You've certainly heard of HTML, and perhaps XHTML too, but did you know that they are just two of many other markup languages? Indeed, HTML is the black sheep in the family of document markup languages. HTML was based on SGML, the Standard Generalized Markup Language. The powers-that-be created SGML with the intent that it be the one and only markup metalanguage from which all other document markup elements would be created. Everything from hieroglyphics to HTML can be defined using SGML, negating any need for any other markup language.

The problem with SGML is that it is so broad and all-encompassing that mere mortals cannot use it. Using SGML effectively requires very expensive and complex tools that are completely beyond the scope of regular people who just want to bang out an HTML document in their spare time. As a result, HTML adheres to some, but not all, SGML standards,[3] eliminating many of the more esoteric features so that it is readily useable and used.

[3] The HTML DTD in Appendix D uses a subset of SGML to define the HTML 4.01 standard.

Besides the fact that SGML is unwieldy and not well suited to describing the very popular HTML in a useful way, there was also a growing need to define other HTML-like markup languages to handle different network documents.

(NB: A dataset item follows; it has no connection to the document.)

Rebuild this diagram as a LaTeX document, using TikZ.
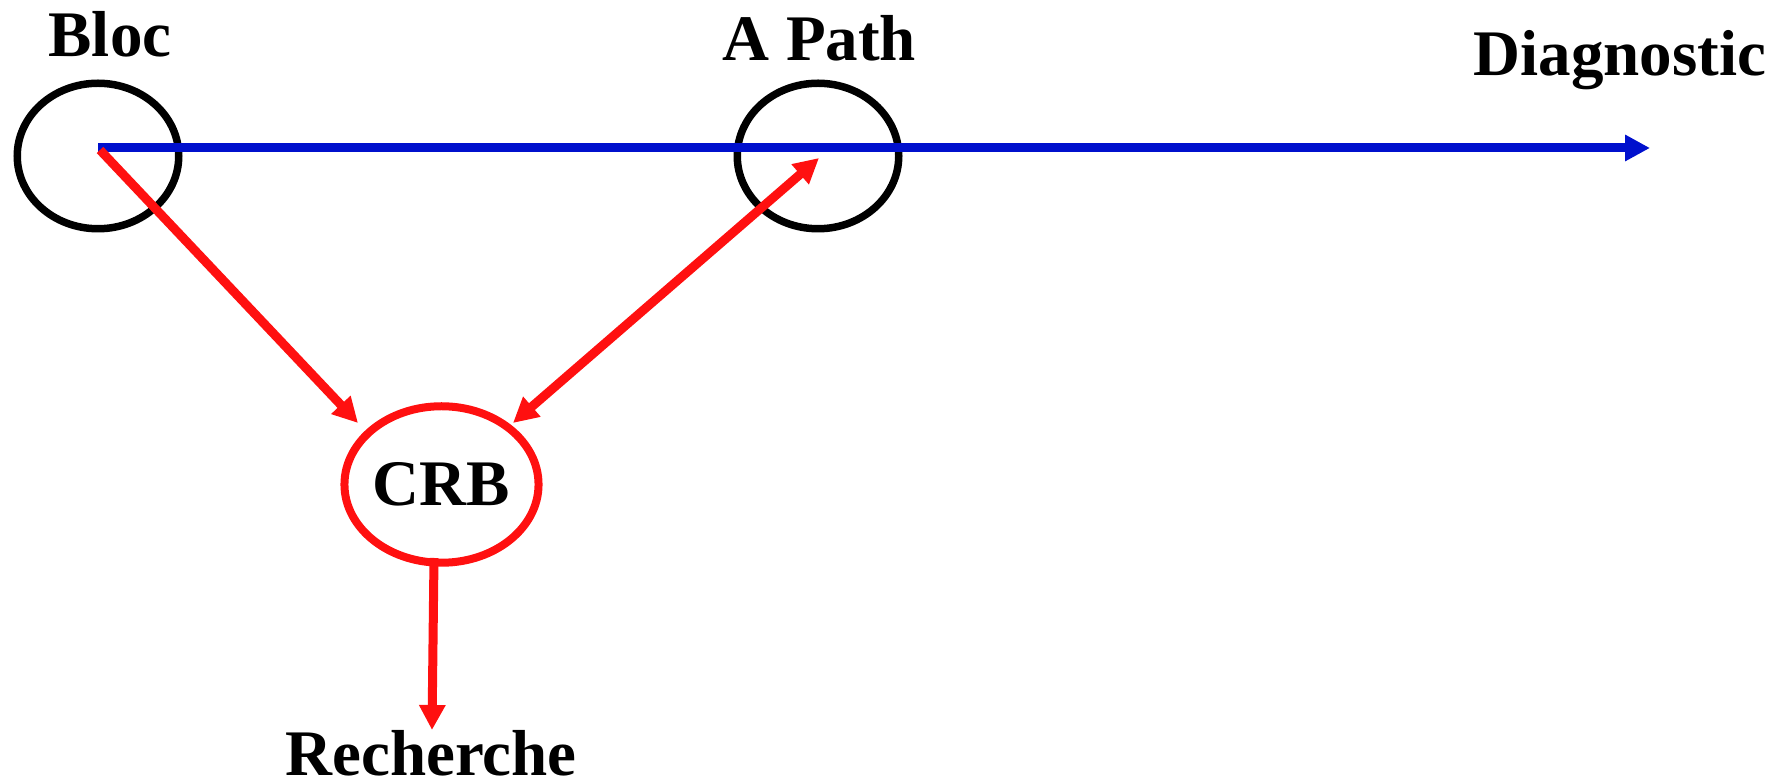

Accordingly, the W3C defined the Extensible Markup Language (XML). Like SGML, XML is a separate formal markup metalanguage that uses select features of SGML to define markup languages. It eliminates many features of SGML that aren't applicable to languages like HTML and simplifies other SGML elements in order to make them easier to use and understand.

However, HTML Version 4.01 is not XML-compliant. Hence, the W3C offers XHTML, a reformulation of HTML that is compliant with XML. XHTML attempts to support every last nit and feature of HTML 4.01 using the more rigid rules of XML. It generally succeeds, but it has enough differences to make life difficult for the standards-conscious HTML author.